The choreography by Sergio Trujillo is key to the show’s success. We expect each band member to swivel their hips and sashay in unison, and they do not disappoint. Nick Cosgrove performs with athletic prowess, including a scene where he does a split on stage that had some members of the audience audibly gasping. There are female dancers who make their Las Vegas showgirl entrances onstage wearing cheeky costumes, designed by Jess Goldstein, replete with sequins that cast glittery sparkles throughout the Colonial’s auditorium. And Klara Zieglerova’s design elements - replicas of cars, neon signs, furniture that moves onstage and off effortlessly, television screens portraying pop- art scenes of the era - all conspire to make the show an effective, if somewhat breathtaking, sensory overload.

The music and the story of Frankie Valli and The Four Seasons is one of nostalgia. It describes an era before the internet. Where today we take for granted that we can download songs for pennies and then transfer them onto handheld electronic devices. During the 1960s single songs and albums were only released on vinyl discs. Teenagers flocked to dances held at school cafeterias. We listened to tunes that spoke about our lives on transistor radios. "Jersey Boys" is awash in images like this that recreate a bygone era, but it succeeds because it avoids pandering to mawkish sentimentality.
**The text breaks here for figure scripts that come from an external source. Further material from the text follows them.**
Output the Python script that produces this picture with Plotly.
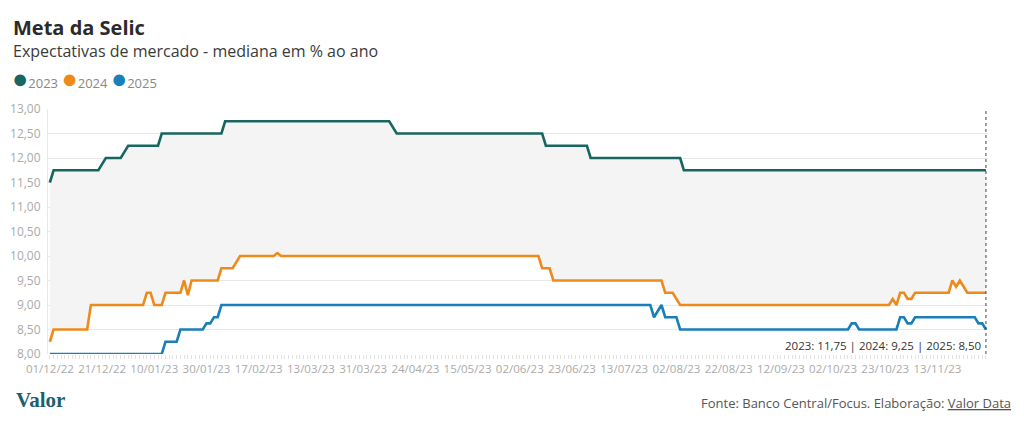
import pandas as pd
import plotly.graph_objects as go

# ---- categories: Brazilian business days (Focus survey dates)
start_date = "2022-12-01"
end_date = "2023-12-01"
holidays = ["2022-12-25", "2023-01-01", "2023-02-20", "2023-02-21", "2023-04-07",
            "2023-04-21", "2023-05-01", "2023-06-08", "2023-09-07", "2023-10-12",
            "2023-11-02", "2023-11-15"]
dates = pd.bdate_range(start_date, end_date, freq="C", holidays=holidays)
categories = [d.strftime("%d/%m/%y") for d in dates]

# ---- series as change points (index of business day, value)
s2023_idx = [0, 1, 14, 15, 20, 21, 30, 47, 92, 93, 133, 145, 170]
s2023_val = [11.5, 11.75, 11.875, 12.0, 12.125, 12.25, 12.5, 12.75, 12.625, 12.5, 12.25, 12.0, 11.75]

s2024_idx = [0, 1, 11, 26, 28, 31, 36, 37, 38, 46, 50, 51, 61, 62, 132, 135, 165, 168, 169,
             226, 227, 228, 230, 232, 242, 243, 244, 245, 246]
s2024_val = [8.25, 8.5, 9.0, 9.25, 9.0, 9.25, 9.5, 9.2, 9.5, 9.75, 9.875, 10.0, 10.06, 10.0, 9.75, 9.5, 9.25, 9.125, 9.0,
             9.125, 9.0, 9.25, 9.125, 9.25, 9.5, 9.375, 9.5, 9.375, 9.25]

s2025_idx = [0, 31, 35, 42, 44, 46, 162, 163, 164, 165, 169, 215, 217, 228, 230, 232, 249, 251]
s2025_val = [8.0, 8.25, 8.5, 8.625, 8.75, 9.0, 8.75, 8.875, 9.0, 8.75, 8.5, 8.625, 8.5, 8.75, 8.625, 8.75, 8.625, 8.5]

tick_step = 14
series_names = ["2023", "2024", "2025"]
colors = ["#17665f", "#ee8a1a", "#1a7fb8"]


def expand(idx, val, n):
    out = []
    k = 0
    cur = val[0]
    for i in range(n):
        while k < len(idx) and idx[k] <= i:
            cur = val[k]
            k += 1
        out.append(cur)
    return out


n = len(categories)
y2023 = expand(s2023_idx, s2023_val, n)
y2024 = expand(s2024_idx, s2024_val, n)
y2025 = expand(s2025_idx, s2025_val, n)
all_series = [y2023, y2024, y2025]

fig = go.Figure()

# grey band between 2023 and 2024
fig.add_trace(go.Scatter(x=categories, y=y2024, mode="lines", line=dict(width=0),
                         showlegend=False, hoverinfo="skip"))
fig.add_trace(go.Scatter(x=categories, y=y2023, mode="lines", line=dict(width=0),
                         fill="tonexty", fillcolor="rgba(244,244,244,1)",
                         showlegend=False, hoverinfo="skip"))

for name, ys, c in zip(series_names, all_series, colors):
    fig.add_trace(go.Scatter(x=categories, y=ys, mode="lines", name=name,
                             line=dict(color=c, width=2.6), showlegend=False))

ticktext = [lab if i % tick_step == 0 and i <= n - 8 else "" for i, lab in enumerate(categories)]

L, R, T, B = 48, 36, 109, 72
fig.update_layout(
    width=1024, height=426,
    paper_bgcolor="white", plot_bgcolor="white",
    margin=dict(l=L, r=R, t=T, b=B, autoexpand=False),
    separators=",.",
    font=dict(family="Open Sans", color="#999"),
    showlegend=False,
    xaxis=dict(type="category", range=[-0.5, n - 1 + 0.55], showgrid=False,
               tickmode="array", tickvals=categories, ticktext=ticktext,
               ticks="outside", ticklen=4, tickcolor="#e2e2e2", tickwidth=1,
               tickfont=dict(size=11.5, color="#aaa"), showline=False, zeroline=False,
               tickangle=0, automargin=False),
    yaxis=dict(range=[8, 13], dtick=0.5, tick0=8, tickformat=".2f",
               gridcolor="#e8e8e8", gridwidth=1, showline=True, linecolor="#e8e8e8",
               linewidth=1, zeroline=False, ticks="", ticklabelstandoff=4,
               tickfont=dict(size=12, color="#aaa"), automargin=False),
    hovermode=False,
)

# title & subtitle
fig.add_annotation(text="<b>Meta da Selic</b>", xref="paper", yref="paper",
                   x=0, y=1, xshift=-37, yshift=T - 27, xanchor="left", yanchor="middle",
                   showarrow=False, font=dict(size=20, color="#2b2b2b", family="Open Sans"))
fig.add_annotation(text="Expectativas de mercado - mediana em % ao ano", xref="paper", yref="paper",
                   x=0, y=1, xshift=-37, yshift=T - 51, xanchor="left", yanchor="middle",
                   showarrow=False, font=dict(size=16, color="#3a3a3a", family="Open Sans"))

# legend (coloured dots + labels)
legend_text = "".join(
    f"<span style='color:{c};font-size:27px'>●</span><span style='font-size:13px'>{nm}</span> "
    for nm, c in zip(series_names, colors))
fig.add_annotation(text=legend_text, xref="paper", yref="paper", x=0, y=1, xshift=-38,
                   yshift=T - 77, xanchor="left", yanchor="middle", showarrow=False,
                   font=dict(size=13, color="#888", family="Open Sans"))

# last-value marker line and label
last_cat = categories[-1]
fig.add_shape(type="line", x0=last_cat, x1=last_cat, xref="x", y0=0, y1=1, yref="paper",
              line=dict(color="#444", width=1, dash="dot"))
label = " | ".join(f"{nm}: {ys[-1]:.2f}".replace(".", ",") for nm, ys in zip(series_names, all_series))
fig.add_annotation(text=label, x=last_cat, xref="x", y=8, yref="y", xanchor="right",
                   yanchor="bottom", xshift=-3, yshift=-1, showarrow=False,
                   font=dict(size=11.5, color="#333", family="Open Sans"))

# footer
fig.add_annotation(text="<b>Valor</b>", xref="paper", yref="paper", x=0, y=0, xshift=-34,
                   yshift=-(400 - (426 - B)), xanchor="left", yanchor="middle", showarrow=False,
                   font=dict(size=21, color="#1d5f6f", family="Liberation Serif"))
fig.add_annotation(text="Fonte: Banco Central/Focus. Elaboração: <u>Valor Data</u>", xref="paper",
                   yref="paper", x=1, y=0, xshift=25, yshift=-(403 - (426 - B)), xanchor="right",
                   yanchor="middle", showarrow=False,
                   font=dict(size=13, color="#555", family="Open Sans"))

fig.write_html("out.html", post_script="document.body.style.margin='0';",
               config={"displayModeBar": False})
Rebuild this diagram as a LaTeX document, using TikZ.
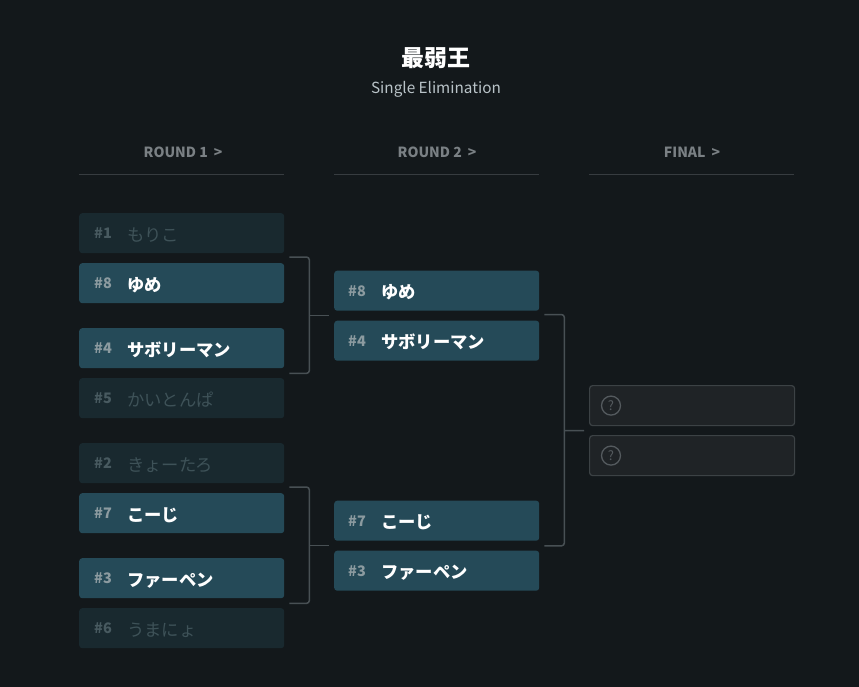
\documentclass[tikz,border=0pt]{standalone}
\usepackage{fontspec}
\usepackage{xcolor}
\usepackage{tikz}
\usetikzlibrary{calc}
\setmainfont{Noto Sans CJK JP}
\newfontfamily\jp{Noto Sans CJK JP}

\definecolor{bgcol}{RGB}{19,24,27}
\definecolor{livefill}{RGB}{37,74,88}
\definecolor{outfill}{RGB}{25,41,47}
\definecolor{outtext}{RGB}{62,82,88}
\definecolor{seedlive}{RGB}{140,155,160}
\definecolor{seedout}{RGB}{72,90,96}
\definecolor{headtext}{RGB}{122,128,132}
\definecolor{headrule}{RGB}{55,60,64}
\definecolor{bracketcol}{RGB}{72,80,84}
\definecolor{tbdfill}{RGB}{31,35,38}
\definecolor{tbdline}{RGB}{60,66,69}
\definecolor{qcol}{RGB}{84,90,94}

\newcommand{\seedno}[1]{\makebox[33pt][l]{\raisebox{2.5pt}{\fontsize{14.5}{16}\selectfont\bfseries #1}}}

\begin{document}
\begin{tikzpicture}[x=1pt, y=-1pt,
    slot/.style={anchor=north west, minimum width=205pt, minimum height=40pt, text width=205pt, align=left, inner xsep=0pt, rounded corners=3pt, text height=16pt, text depth=0pt},
    live/.style={slot, fill=livefill, text=white, font=\jp\fontsize{17.3}{18}\selectfont\bfseries},
    elim/.style={slot, fill=outfill, text=outtext, font=\jp\fontsize{17.3}{18}\selectfont},
    tbd/.style={slot, fill=tbdfill, draw=tbdline, line width=1.2pt},
    roundhead/.style={text=headtext, font=\jp\fontsize{14}{16}\selectfont\bfseries},
    headline/.style={draw=headrule, line width=1pt},
    bracket/.style={draw=bracketcol, line width=1.5pt, rounded corners=3pt}]

\fill[bgcol] (0,0) rectangle (859,687);
\useasboundingbox (0,0) rectangle (859,687);

% title
\node (title) at (436,58) [text=white, font=\jp\fontsize{23}{26}\selectfont\bfseries] {最弱王};
\node (subtitle) at (436,89) [text={rgb,255:red,185;green,195;blue,200}, font=\jp\fontsize{15.3}{17}\selectfont] {Single Elimination};

% round headers
\node (head1) at (183,152) [roundhead] {ROUND 1\hspace{6pt}>};
\node (head2) at (437,152) [roundhead] {ROUND 2\hspace{6pt}>};
\node (head3) at (692,152) [roundhead] {FINAL\hspace{6pt}>};
\draw[headline] (79,174.5) -- (284,174.5);
\draw[headline] (334,174.5) -- (539,174.5);
\draw[headline] (589,174.5) -- (794,174.5);

% round 1
\node (r1a) at (79,213) [elim] {\hspace*{15pt}\textcolor{seedout}{\seedno{\#1}}もりこ};
\node (r1b) at (79,263) [live] {\hspace*{15pt}\textcolor{seedlive}{\seedno{\#8}}ゆめ};
\node (r1c) at (79,328) [live] {\hspace*{15pt}\textcolor{seedlive}{\seedno{\#4}}サボリーマン};
\node (r1d) at (79,378) [elim] {\hspace*{15pt}\textcolor{seedout}{\seedno{\#5}}かいとんぱ};
\node (r1e) at (79,443) [elim] {\hspace*{15pt}\textcolor{seedout}{\seedno{\#2}}きょーたろ};
\node (r1f) at (79,493) [live] {\hspace*{15pt}\textcolor{seedlive}{\seedno{\#7}}こーじ};
\node (r1g) at (79,558) [live] {\hspace*{15pt}\textcolor{seedlive}{\seedno{\#3}}ファーペン};
\node (r1h) at (79,608) [elim] {\hspace*{15pt}\textcolor{seedout}{\seedno{\#6}}うまにょ};

% round 2
\node (r2a) at (334,270.5) [live] {\hspace*{14pt}\textcolor{seedlive}{\seedno{\#8}}ゆめ};
\node (r2b) at (334,320.5) [live] {\hspace*{14pt}\textcolor{seedlive}{\seedno{\#4}}サボリーマン};
\node (r2c) at (334,500.5) [live] {\hspace*{14pt}\textcolor{seedlive}{\seedno{\#7}}こーじ};
\node (r2d) at (334,550.5) [live] {\hspace*{14pt}\textcolor{seedlive}{\seedno{\#3}}ファーペン};

% final
\node (fa) at (589,385) [tbd] {};
\node (fb) at (589,435) [tbd] {};
\draw[qcol, line width=1.3pt] ([xshift=22pt]fa.west) circle (9.5pt) node[text=qcol, font=\jp\fontsize{13}{14}\selectfont] (qa) {?};
\draw[qcol, line width=1.3pt] ([xshift=22pt]fb.west) circle (9.5pt) node[text=qcol, font=\jp\fontsize{13}{14}\selectfont] (qb) {?};

% brackets
\draw[bracket] ([xshift=5pt,yshift=6pt]r1b.north east) -- ++(20,0) |- ([xshift=5pt,yshift=-5pt]r1c.south east);
\draw[bracket] ($(r1b.north east)!0.5!(r1c.south east)+(25,0)$) -- ($(r2a.south west)!0.5!(r2b.north west)+(-5,0)$);
\draw[bracket] ([xshift=5pt,yshift=6pt]r1f.north east) -- ++(20,0) |- ([xshift=5pt,yshift=-5pt]r1g.south east);
\draw[bracket] ($(r1f.north east)!0.5!(r1g.south east)+(25,0)$) -- ($(r2c.south west)!0.5!(r2d.north west)+(-5,0)$);
\draw[bracket] ([xshift=5pt,yshift=6pt]r2b.north east) -- ++(20,0) |- ([xshift=5pt,yshift=-5pt]r2c.south east);
\draw[bracket] ($(r2b.north east)!0.5!(r2c.south east)+(25,0)$) -- ($(fa.south west)!0.5!(fb.north west)+(-5,0)$);
\end{tikzpicture}
\end{document}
It wasn’t better back then; it was just a bit more innocent. But within that innocence there were frictions, heartaches, betrayals, losses, and tragedies, all of which are depicted. "Jersey Boys" remains fresh and vital because it puts the era into perspective with honesty and a spirited razzle-dazzle worth seeking out.

Jersey Boys, presented by Broadway in Boston, is at the Citi Emerson Colonial Theatre, Boston, now through March 3, 2013. For ticket information visit their website www.broadwayinboston.com.